Read Millay for her humor and wit that her poems often- albeit sometimes very subtly- evince. After all, this is the young lady who was a real hell-raiser at Vassar. Upon being threatened with expulsion after one escapade and demonstrating supreme indifference to that penalty, the Dean of Students -apparently a very wise woman- told the young Millay that she would not expel her after all, "not wanting another Shelley on my conscience." Millay, we are told, was so flattered by this comparison with one of her poetical heroes that she answered: "Well, under those conditions, I guess I can stand it in this hell-hole for another few years." You've got to love her spunk, right?
Read Millay for her social conscience. I don't think anyone can fail to be moved by her poems composed in honor of the martyrs of Lidice, for example: the little Czech village that was so brutally destroyed by the Nazis in reprisal for Heydrich's assassination by resistance fighters. Or be roused to indignation by the poems in honor of the treatment of Sacco and Vanzetti.
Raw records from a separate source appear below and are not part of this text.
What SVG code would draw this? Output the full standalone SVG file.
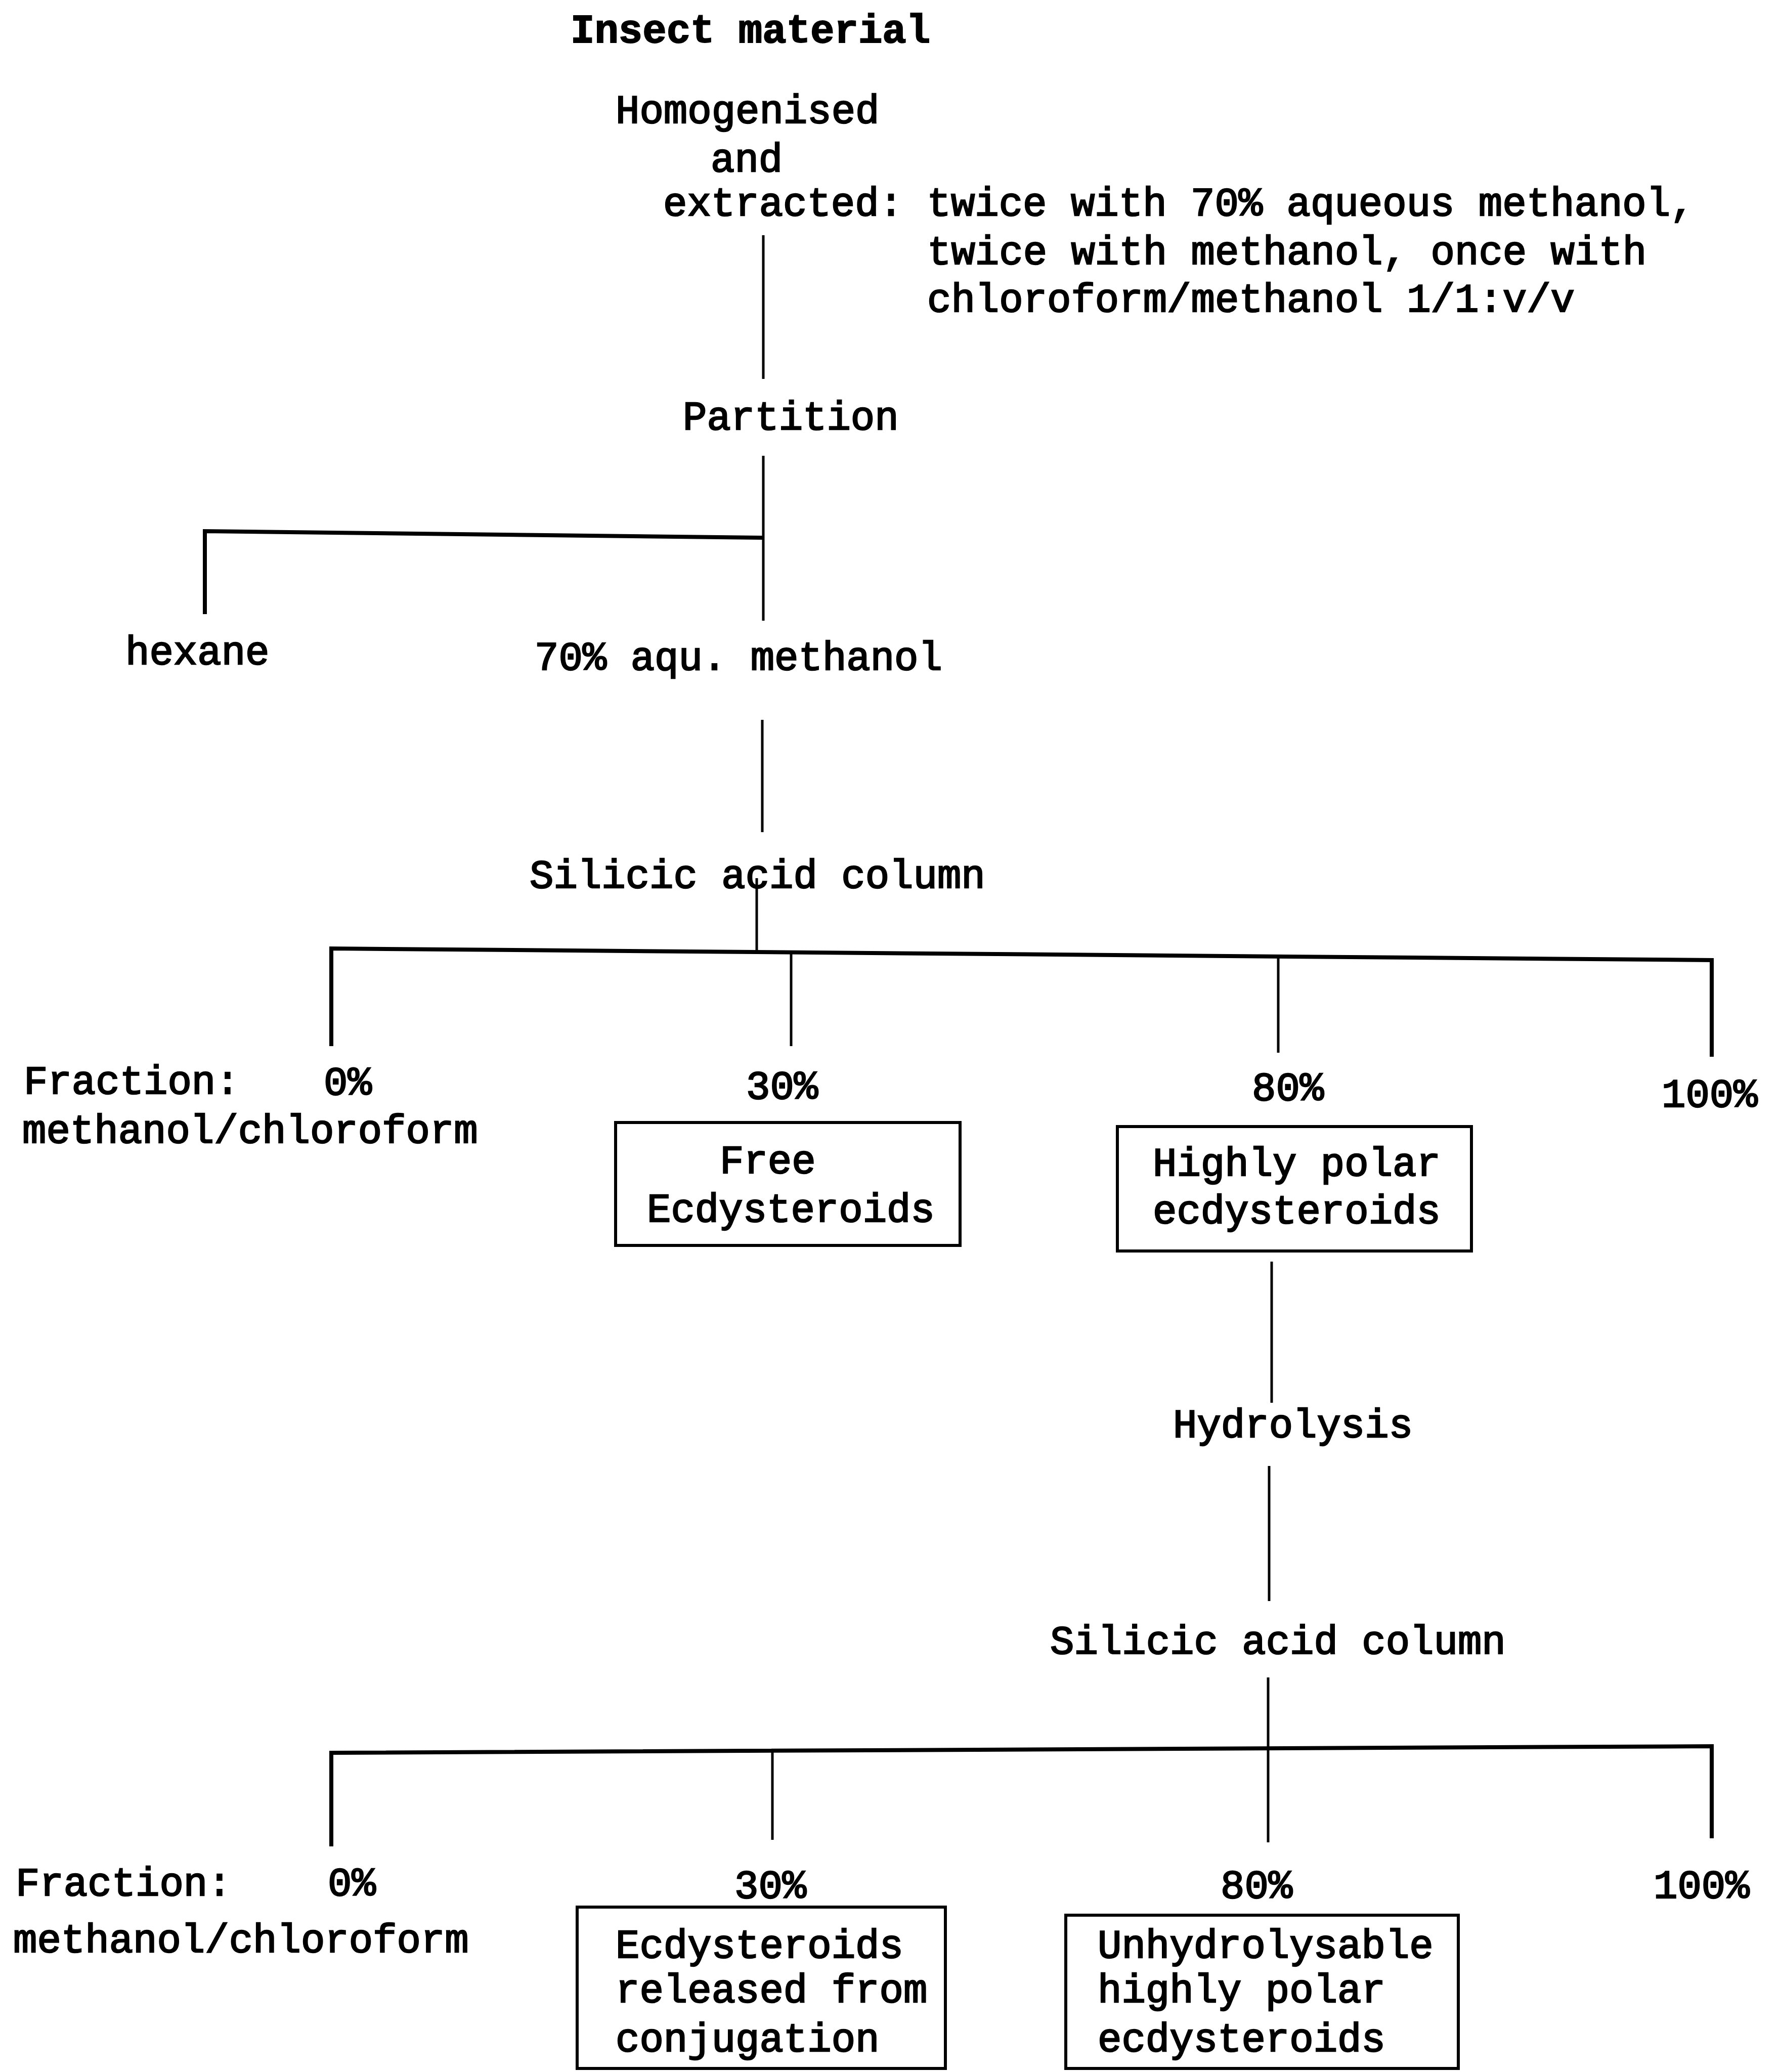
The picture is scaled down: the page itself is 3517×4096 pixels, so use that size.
<svg xmlns="http://www.w3.org/2000/svg" width="3517" height="4096" viewBox="0 0 3517 4096">
<style>
text{font-family:"Liberation Mono","Courier New",monospace;font-size:79px;fill:#000;stroke:#000;stroke-width:2.5}
.b{font-weight:bold;stroke-width:2}
.ln{stroke:#000;stroke-width:5;fill:none;stroke-linecap:butt}
.hz{stroke:#000;stroke-width:8;fill:none}
.box{stroke:#000;stroke-width:6;fill:none}
</style>
<rect width="3517" height="4096" fill="#fff"/>
<g id="connectors">
<line class="ln" x1="1509" y1="465" x2="1509" y2="749"/>
<line class="ln" x1="1509" y1="901" x2="1509" y2="1227"/>
<polyline class="hz" points="405,1214 405,1050 1509,1063"/>
<line class="ln" x1="1507" y1="1423" x2="1507" y2="1645"/>
<line class="ln" x1="1496" y1="1736" x2="1496" y2="1880"/>
<polyline class="hz" points="655,2068 655,1875 3384,1898 3384,2089"/>
<line class="ln" x1="1564" y1="1880" x2="1564" y2="2068"/>
<line class="ln" x1="2527" y1="1890" x2="2527" y2="2081"/>
<line class="ln" x1="2514" y1="2494" x2="2514" y2="2773"/>
<line class="ln" x1="2509" y1="2898" x2="2509" y2="3165"/>
<line class="ln" x1="2507" y1="3316" x2="2507" y2="3642"/>
<polyline class="hz" points="655,3650 655,3465 3384,3452 3384,3634"/>
<line class="ln" x1="1527" y1="3463" x2="1527" y2="3637"/>
</g>
<g id="insect"><text class="b" x="1128" y="84">Insect material</text></g>
<g id="homogenised">
<text x="1217" y="243">Homogenised</text>
<text x="1405" y="339">and</text>
<text x="1311" y="426">extracted: twice with 70% aqueous methanol,</text>
<text x="1833" y="522">twice with methanol, once with</text>
<text x="1833" y="616">chloroform/methanol 1/1:v/v</text>
</g>
<g id="partition"><text x="1350" y="849">Partition</text></g>
<g id="hexane"><text x="248" y="1313">hexane</text></g>
<g id="aqmethanol"><text x="1057" y="1324">70% aqu. methanol</text></g>
<g id="silicic1"><text x="1047" y="1755">Silicic acid column</text></g>
<g id="fraction1">
<text x="47" y="2162">Fraction:</text>
<text x="44" y="2259">methanol/chloroform</text>
</g>
<g id="f1-0"><text x="640" y="2164">0%</text></g>
<g id="f1-30"><text x="1475" y="2172">30%</text></g>
<g id="f1-80"><text x="2475" y="2175">80%</text></g>
<g id="f1-100"><text x="3285" y="2188">100%</text></g>
<g id="free">
<rect class="box" x="1217" y="2219" width="681" height="243"/>
<text x="1423" y="2319">Free</text>
<text x="1279" y="2415">Ecdysteroids</text>
</g>
<g id="highlypolar">
<rect class="box" x="2209" y="2227" width="700" height="246"/>
<text x="2279" y="2324">Highly polar</text>
<text x="2279" y="2418">ecdysteroids</text>
</g>
<g id="hydrolysis"><text x="2319" y="2841">Hydrolysis</text></g>
<g id="silicic2"><text x="2076" y="3269">Silicic acid column</text></g>
<g id="fraction2">
<text x="31" y="3747">Fraction:</text>
<text x="26" y="3859">methanol/chloroform</text>
</g>
<g id="f2-0"><text x="648" y="3747">0%</text></g>
<g id="f2-30"><text x="1452" y="3752">30%</text></g>
<g id="f2-80"><text x="2413" y="3752">80%</text></g>
<g id="f2-100"><text x="3269" y="3752">100%</text></g>
<g id="released">
<rect class="box" x="1141" y="3770" width="728" height="319"/>
<text x="1217" y="3870">Ecdysteroids</text>
<text x="1217" y="3958">released from</text>
<text x="1217" y="4055">conjugation</text>
</g>
<g id="unhydrolysable">
<rect class="box" x="2107" y="3786" width="776" height="303"/>
<text x="2170" y="3870">Unhydrolysable</text>
<text x="2170" y="3958">highly polar</text>
<text x="2170" y="4055">ecdysteroids</text>
</g>
</svg>
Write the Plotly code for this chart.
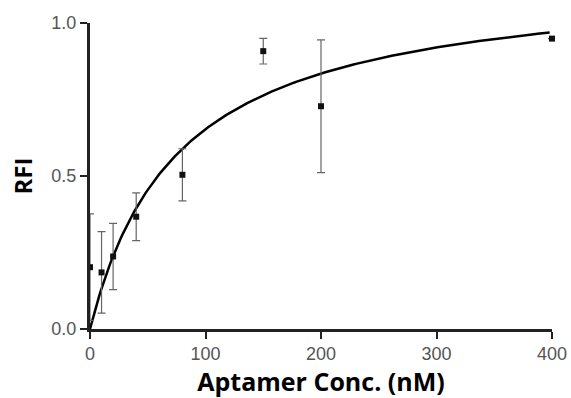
import numpy as np
import plotly.graph_objects as go

# Data
conc = [0, 10, 20, 40, 80, 150, 200, 400]
rfi = [0.202, 0.185, 0.237, 0.367, 0.504, 0.908, 0.728, 0.949]
rfi_err = [0.174, 0.133, 0.108, 0.078, 0.085, 0.042, 0.217, 0.0]

# One-site binding fit parameters
bmax = 1.157
kd = 77.2

x_ticks = [0, 100, 200, 300, 400]
y_ticks = [0.0, 0.5, 1.0]
y_tick_labels = ["0.0", "0.5", "1.0"]

xfit = np.linspace(0, 398, 300)
yfit = bmax * xfit / (kd + xfit)

fig = go.Figure()
fig.add_trace(go.Scatter(
    x=xfit, y=yfit, mode="lines",
    line=dict(color="black", width=2.5),
    cliponaxis=False, showlegend=False, hoverinfo="skip"))
fig.add_trace(go.Scatter(
    x=conc, y=rfi, mode="markers",
    marker=dict(symbol="square", size=6, color="#111111"),
    error_y=dict(type="data", array=rfi_err, visible=True,
                 color="#666666", thickness=1.2, width=4),
    cliponaxis=False, showlegend=False))

fig.update_layout(
    width=571, height=398,
    margin=dict(l=90, r=19, t=23, b=69),
    paper_bgcolor="white", plot_bgcolor="white",
    font=dict(family="Liberation Sans, Arial", size=18, color="#555555"),
)
fig.update_xaxes(
    range=[0, 400], tickvals=x_ticks, ticks="outside", ticklen=7,
    tickwidth=2, tickcolor="#222222", automargin=False,
    showline=True, linecolor="#222222", linewidth=2.5,
    showgrid=False, zeroline=False,
    title=dict(text="<b>Aptamer Conc. (nM)</b>", standoff=4,
               font=dict(family="Open Sans", size=25, color="black")),
)
fig.update_yaxes(
    range=[0, 1], tickvals=y_ticks, ticktext=y_tick_labels,
    ticks="outside", ticklen=7, tickwidth=2, tickcolor="#222222",
    showline=True, linecolor="#222222", linewidth=3, automargin=False,
    showgrid=False, zeroline=False,
    title=dict(text="<b>RFI</b>", standoff=12,
               font=dict(family="Open Sans", size=24, color="black")),
)

fig.write_html("out.html", config={"displayModeBar": False},
               post_script="document.body.style.margin='0';document.body.style.overflow='hidden';")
Read Millay above all, however, for the beauty of her lyrical gift. From the insouciance and youthful cheek of "My candle burns at both ends...." to the mature heartbreak of the sonnets in the "Fatal Interview" cycle Millay remains one of the greatest lyrical poets of the 20th century. She deserved the Pulitzer Prize when it was awarded to her nearly 100 years ago and she still deserves it today. Her poetry stands the test of time in spite of the views of some supercilious nay-sayers.